The bottom line seems to be that the TARP loans were “repaid” with other TARP funds in a Treasury escrow account. The TARP loans were not repaid from money GM is earning selling cars, as GM and the Administration have claimed in their speeches, press releases and television commercials. When these criticisms were put to GM’s Vice Chairman Stephen Girsky in a television interview yesterday, he admitted that the criticisms were valid:
Question: Are you just paying the government back with government money?
Mr. Girsky: Well listen, that is in effect true, but a year ago nobody thought we’d be able to pay this back.

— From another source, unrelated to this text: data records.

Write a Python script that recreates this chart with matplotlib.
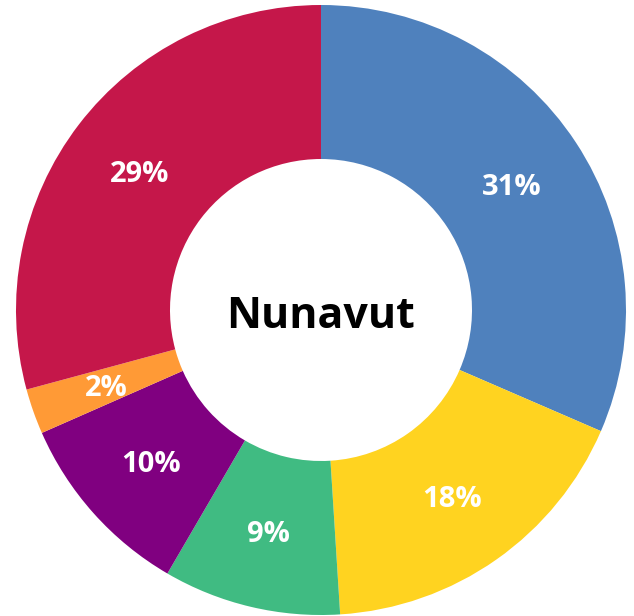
import matplotlib.pyplot as plt
import numpy as np

# slices, clockwise from 12 o'clock
categories = ['A', 'B', 'C', 'D', 'E', 'F']
shares = [31.5, 17.5, 9.4, 10.0, 2.4, 29.2]
labels = ['31%', '18%', '9%', '10%', '2%', '29%']
colors = ['#4F81BD', '#FFD320', '#40BB82', '#800080', '#FF9A36', '#C5174A']
title = 'Nunavut'

plt.rcParams['font.family'] = ['Open Sans', 'DejaVu Sans']

fig = plt.figure(figsize=(6.34, 6.16), dpi=100)
ax = fig.add_axes([0, 0, 1, 1])

wedges, _ = ax.pie(shares, colors=colors, startangle=90, counterclock=False,
                   radius=305, center=(321, 306),
                   wedgeprops=dict(width=154, edgecolor='none'))

# percentage labels in the middle of the ring
for w, lab in zip(wedges, labels):
    ang = np.deg2rad((w.theta1 + w.theta2) / 2)
    r = 305 - 154 / 2
    ax.text(321 + r * np.cos(ang), 303 + r * np.sin(ang), lab,
            ha='center', va='center', color='white', fontsize=21, fontweight='bold')

ax.text(321, 300, title, ha='center', va='center', fontsize=31, fontweight='bold', color='black')

ax.set_xlim(0, 634)
ax.set_ylim(0, 616)
ax.set_aspect('equal')
ax.axis('off')

fig.savefig('out.png', dpi=100)
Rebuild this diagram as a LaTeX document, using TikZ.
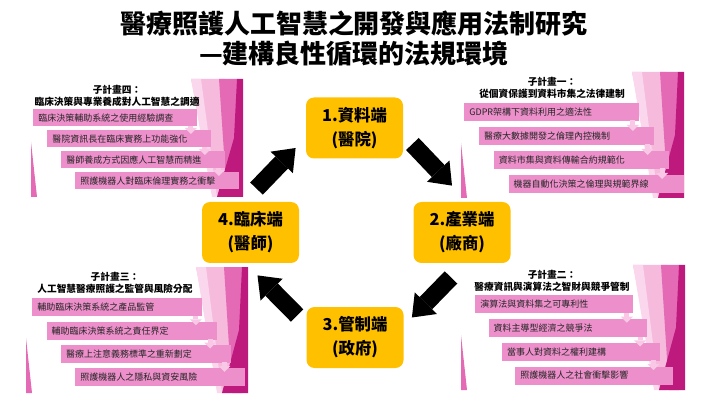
\documentclass[tikz,border=0pt]{standalone}
\usepackage{fontspec}
\setmainfont{Noto Sans CJK TC}
\usetikzlibrary{arrows.meta,calc}

\definecolor{endyellow}{RGB}{255,192,0}
\definecolor{boxpink}{RGB}{236,143,202}
\definecolor{steppink}{RGB}{248,200,230}
\definecolor{decopale}{RGB}{245,186,220}
\definecolor{decolight}{RGB}{250,215,236}
\definecolor{decomid}{RGB}{228,106,182}
\definecolor{decodark}{RGB}{190,26,126}

% slide decoration: left, right, top, bottom
\newcommand{\panelback}[4]{%
  \fill[decopale] (#2-52,#3) -- (#2-18,#3) -- (#2-18,#4) -- (#2-26,#4) -- cycle;
  \fill[decolight] (#2-52,#3) -- (#2-42,#3) -- (#2-26,#4) -- (#2-31,#4) -- cycle;
  \fill[decomid] (#2-24,#3) -- (#2-6,#3) -- (#2-6,#4) -- (#2-16,#4) -- cycle;
  \fill[decodark] (#2-6,#3) -- (#2,#3) -- (#2,#4) -- (#2-26,#4) -- (#2-9,{#3+0.5*(#4-#3)}) -- cycle;
  \fill[decomid] (#1,#4-55) -- (#1+6,#4) -- (#1,#4) -- cycle;
}

\begin{document}
\begin{tikzpicture}[x=0.5pt,y=-0.5pt,
    endbox/.style={fill=endyellow,rounded corners=4pt,minimum width=48.5pt,minimum height=30.5pt,inner sep=0pt,align=center,font=\fontsize{8.2}{12}\selectfont\bfseries},
    plantitle/.style={align=center,font=\fontsize{4.85}{5.8}\selectfont\bfseries},
    subbox/.style={fill=boxpink,anchor=north west,inner xsep=2.5pt,inner ysep=0pt,align=left,text=black!85,font=\fontsize{4.5}{5}\selectfont},
    bigarrow/.style={line width=8.75pt,-{Triangle[length=10pt,width=15.5pt,line width=0pt]}},
    steparrow/.style={steppink,line width=2.5pt,-{Triangle[length=3pt,width=6pt,line width=0pt]}}]

\useasboundingbox (0,0) rectangle (713,401);

% slide backgrounds
\panelback{31}{243}{79}{197}
\panelback{461}{684}{72}{198}
\panelback{26}{248}{267}{393}
\panelback{461}{685}{265}{390}

\node[align=center,font=\fontsize{13}{15}\selectfont\bfseries] (Title) at (354,38.5) {醫療照護人工智慧之開發與應用法制研究\\—建構良性循環的法規環境};

% the four ends
\node[endbox] (DataEnd) at (354.5,128) {1.資料端\\(醫院)};
\node[endbox] (Industry) at (462,232.5) {2.產業端\\(廠商)};
\node[endbox] (Regulate) at (355,337.5) {3.管制端\\(政府)};
\node[endbox] (Clinic) at (250.5,232.5) {4.臨床端\\(醫師)};

\draw[bigarrow] ($(DataEnd.east)+(9,16)$) to ($(Industry.north)+(-10,-16)$);
\draw[bigarrow] ($(Industry.south)+(-11,14)$) to ($(Regulate.east)+(8,-20)$);
\draw[bigarrow] ($(Regulate.west)+(-9,-22)$) to ($(Clinic.south)+(7,12)$);
\draw[bigarrow] ($(Clinic.north)+(6,-13)$) to ($(DataEnd.west)+(-10,20)$);

% subproject four
\node[plantitle] (PlanFourHead) at (117,96) {子計畫四：\\臨床決策與專業養成對人工智慧之調適};
\foreach \txt [count=\i from 0] in {臨床決策輔助系統之使用經驗調查,醫院資訊長在臨床實務上功能強化,醫師養成方式因應人工智慧而精進,照護機器人對臨床倫理實務之衝擊}
  \node[subbox,text width=77pt,minimum height=8.5pt] (PlanFour\i) at ({33+14*\i},{109+21*\i}) {\txt};
\foreach \i [count=\j from 1] in {0,1,2}
  \draw[steparrow] ($(PlanFour\i.south east)+(-7,-1)$) -- ($(PlanFour\i.south east |- PlanFour\j.north)+(-7,4)$);

% subproject one
\node[plantitle] (PlanOneHead) at (552,88) {子計畫一：\\從個資保護到資料市集之法律建制};
\foreach \txt [count=\i from 0] in {GDPR架構下資料利用之適法性,醫療大數據開發之倫理內控機制,資料市集與資料傳輸合約規範化,機器自動化決策之倫理與規範界線}
  \node[subbox,text width=82.5pt,minimum height=8.75pt] (PlanOne\i) at ({464+14.7*\i},{103+24*\i}) {\txt};
\foreach \i [count=\j from 1] in {0,1,2}
  \draw[steparrow] ($(PlanOne\i.south east)+(-7,-1)$) -- ($(PlanOne\i.south east |- PlanOne\j.north)+(-7,4)$);

% subproject three
\node[plantitle] (PlanThreeHead) at (115,283) {子計畫三：\\人工智慧醫療照護之監管與風險分配};
\foreach \txt [count=\i from 0] in {輔助臨床決策系統之產品監管,輔助臨床決策系統之責任界定,醫療上注意義務標準之重新劃定,照護機器人之隱私與資安風險}
  \node[subbox,text width=80pt,minimum height=9pt] (PlanThree\i) at ({32+14.3*\i},{298+23.3*\i}) {\txt};
\foreach \i [count=\j from 1] in {0,1,2}
  \draw[steparrow] ($(PlanThree\i.south east)+(-7,-1)$) -- ($(PlanThree\i.south east |- PlanThree\j.north)+(-7,4)$);

% subproject two
\node[plantitle] (PlanTwoHead) at (552,281) {子計畫二：\\醫療資訊與演算法之智財與競爭管制};
\foreach \txt [count=\i from 0] in {演算法與資料集之可專利性,資料主導型經濟之競爭法,當事人對資料之權利建構,照護機器人之社會衝擊影響}
  \node[subbox,text width=74pt,minimum height=9pt] (PlanTwo\i) at ({475+13.3*\i},{295+23.7*\i}) {\txt};
\foreach \i [count=\j from 1] in {0,1,2}
  \draw[steparrow] ($(PlanTwo\i.south east)+(-7,-1)$) -- ($(PlanTwo\i.south east |- PlanTwo\j.north)+(-7,4)$);

\end{tikzpicture}
\end{document}
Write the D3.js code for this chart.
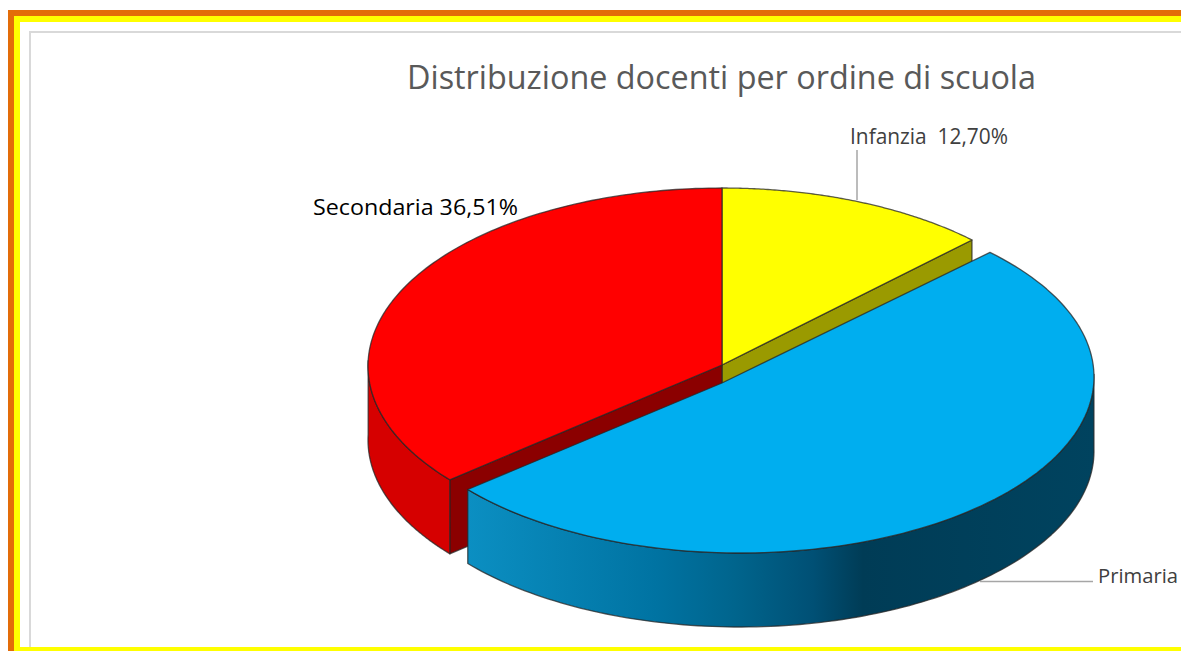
<!DOCTYPE html>
<html>
<head>
<meta charset="utf-8">
<title>Distribuzione docenti per ordine di scuola</title>
<script src="https://cdn.jsdelivr.net/npm/d3@7"></script>
<style>
  html, body { margin: 0; padding: 0; background: #fff; overflow: hidden; }
  svg { display: block; }
  text { font-family: "Open Sans", "Noto Sans", sans-serif; white-space: pre; }
</style>
</head>
<body>
<svg id="chart" width="1181" height="651"></svg>
<script>
/* 3D exploded pie: teachers per school order. Primaria's percentage falls outside the crop. */
const titleText = "Distribuzione docenti per ordine di scuola";
const categories = ["Infanzia", "Primaria", "Secondaria"];
const values = [12.70, 50.79, 36.51];
const labels = ["Infanzia  12,70%", "Primaria", "Secondaria 36,51%"];

const COLOR_TOP = ["#ffff00", "#00aeef", "#ff0000"];
const COLOR_CUT = ["#9a9a00", "#006a94", "#8b0000"]; // inner faces of the wedges
const COLOR_WALL = "#d60000";

const W = 1181, H = 651;
const svg = d3.select("#chart");
const DEPTH = 74;

// Ellipses of the top faces; Primaria is pulled out of the pie
const PIE = { cx: 722, cy: 366, rx: 354, ry: 178, ax: 722, ay: 365 };
const PULLED = { cx: 740, cy: 377, rx: 354, ry: 176, ax: 722, ay: 383 };

// The chart's perspective shifts the visible angles a little (degrees in, degrees out)
function warp(a) {
    const t = a * Math.PI / 180;
    return a - 1.30 * Math.sin(t) + 0.436 * (1 - Math.cos(t));
}
function pt(e, rad, dz) {
    const t = warp(rad * 180 / Math.PI) * Math.PI / 180;
    return [e.cx + e.rx * Math.sin(t), e.cy - e.ry * Math.cos(t) + (dz || 0)];
}
function arcPts(e, a0, a1, dz) {
    const n = 120;
    return d3.range(n + 1).map(i => pt(e, a0 + (a1 - a0) * i / n, dz));
}
const line = d3.line();
const closed = p => line(p) + "Z";

const slices = d3.pie().sort(null).value(d => d)(values);
const [inf, pri, sec] = slices;

// Gradient on the front wall of Primaria
const grad = svg.append("defs").append("linearGradient").attr("id", "wall")
    .attr("gradientUnits", "userSpaceOnUse")
    .attr("x1", 468).attr("x2", 1095).attr("y1", 0).attr("y2", 0);
[[0, "#0b8fc2"], [0.3, "#0073a2"], [0.43, "#00648c"], [0.55, "#005075"], [0.63, "#003c56"], [1, "#00435f"]]
    .forEach(s => grad.append("stop").attr("offset", s[0]).attr("stop-color", s[1]));

// Frame
const frame = svg.append("g");
frame.append("rect").attr("x", 8).attr("y", 10).attr("width", W - 8).attr("height", H - 10).attr("fill", "#e36c09");
frame.append("rect").attr("x", 14).attr("y", 16).attr("width", W - 14).attr("height", H - 16).attr("fill", "#ffff00");
frame.append("rect").attr("x", 20).attr("y", 22).attr("width", W - 20).attr("height", 625).attr("fill", "#fff");
frame.append("rect").attr("x", 29).attr("y", 31).attr("width", W - 29).attr("height", 2).attr("fill", "#d9d9d9");
frame.append("rect").attr("x", 29).attr("y", 31).attr("width", 2).attr("height", 616).attr("fill", "#d9d9d9");

const pie = svg.append("g")
    .attr("stroke", "#262626").attr("stroke-width", 1.3).attr("stroke-opacity", 0.75).attr("stroke-linejoin", "round");

// Inner faces that stay visible behind the pulled slice
function cutFace(e, a, color) {
    const c = pt(e, a);
    pie.append("path").attr("fill", color)
        .attr("d", closed([[e.ax, e.ay], c, [c[0], c[1] + DEPTH], [e.ax, e.ay + DEPTH]]));
}
cutFace(PIE, inf.endAngle, COLOR_CUT[0]);
cutFace(PIE, sec.startAngle, COLOR_CUT[2]);

// Outer wall of Secondaria, from its front corner to the left extreme
const secWallEnd = 1.5 * Math.PI;
pie.append("path").attr("fill", COLOR_WALL)
    .attr("d", closed(arcPts(PIE, sec.startAngle, secWallEnd).concat(arcPts(PIE, secWallEnd, sec.startAngle, DEPTH))));

// Top faces of the two slices that stay in place
[[inf, 0], [sec, 2]].forEach(([s, i]) => {
    pie.append("path").attr("fill", COLOR_TOP[i])
        .attr("d", closed([[PIE.ax, PIE.ay]].concat(arcPts(PIE, s.startAngle, s.endAngle))));
});

// Primaria: front wall, then top face
const priWallEnd = Math.PI / 2;
pie.append("path").attr("fill", "url(#wall)")
    .attr("d", closed(arcPts(PULLED, pri.endAngle, priWallEnd).concat(arcPts(PULLED, priWallEnd, pri.endAngle, DEPTH))));
pie.append("path").attr("fill", COLOR_TOP[1])
    .attr("d", closed([[PULLED.ax, PULLED.ay]].concat(arcPts(PULLED, pri.startAngle, pri.endAngle))));

// Leader lines
const leaders = svg.append("g").attr("stroke", "#a6a6a6").attr("stroke-width", 1.5);
leaders.append("line").attr("x1", 857).attr("x2", 857).attr("y1", 150).attr("y2", 200);
leaders.append("line").attr("x1", 980).attr("x2", 1093).attr("y1", 581.5).attr("y2", 581.5);

// Texts
svg.append("text").attr("x", 407).attr("y", 89)
    .attr("font-size", 33).attr("fill", "#595959")
    .attr("textLength", 629).attr("lengthAdjust", "spacingAndGlyphs")
    .text(titleText);

const labelPos = [
    { x: 850, y: 144, len: 158, size: 22, fill: "#404040" },
    { x: 1098, y: 583, len: 80, size: 20, fill: "#404040" },
    { x: 313, y: 215, len: 205, size: 22, fill: "#000" }
];
svg.append("g").selectAll("text").data(labels).join("text")
    .attr("x", (d, i) => labelPos[i].x)
    .attr("y", (d, i) => labelPos[i].y)
    .attr("font-size", (d, i) => labelPos[i].size)
    .attr("fill", (d, i) => labelPos[i].fill)
    .attr("textLength", (d, i) => labelPos[i].len)
    .attr("lengthAdjust", "spacingAndGlyphs")
    .text(d => d);
</script>
</body>
</html>
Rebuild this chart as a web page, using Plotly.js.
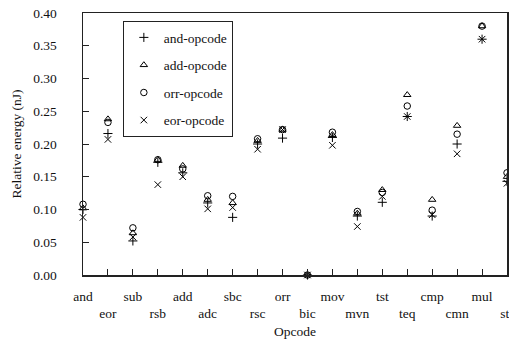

Mr. Girsky then said that GM originally planned to pay the loan over the next five years. So the question is why—other than a desire to justify excluding GM from the administration’s TARP tax proposal—would Treasury and GM reduce GM’s TARP debt with TARP equity and then mischaracterize it as a repayment from earnings? Accordingly, please explain:
1) Your department’s justification for allowing GM to use funds from the TARP escrow account to repay TARP loans,
2) The amount of funds remaining in the TARP escrow account at Treasury that may be released to GM, and
3) The date that you anticipate that the remaining funds in escrow will be released to GM.
Thank you in advance for your cooperation. Please provide the requested information by April 30, 2010. …
Charles E. Grassley
In other words, this is just a shell game. As Jim Vicevich points out, it’s akin to paying off your Visa credit card with your Mastercard — and then bragging about your financial condition. Taxpayers are still on the hook for GM. Nothing at all has changed.
Instead, we have another good reason for government to refrain from bailing out private companies. It makes them act like government when it comes to transparency about their finances. This claim really does prove that GM now stands for Government Motors.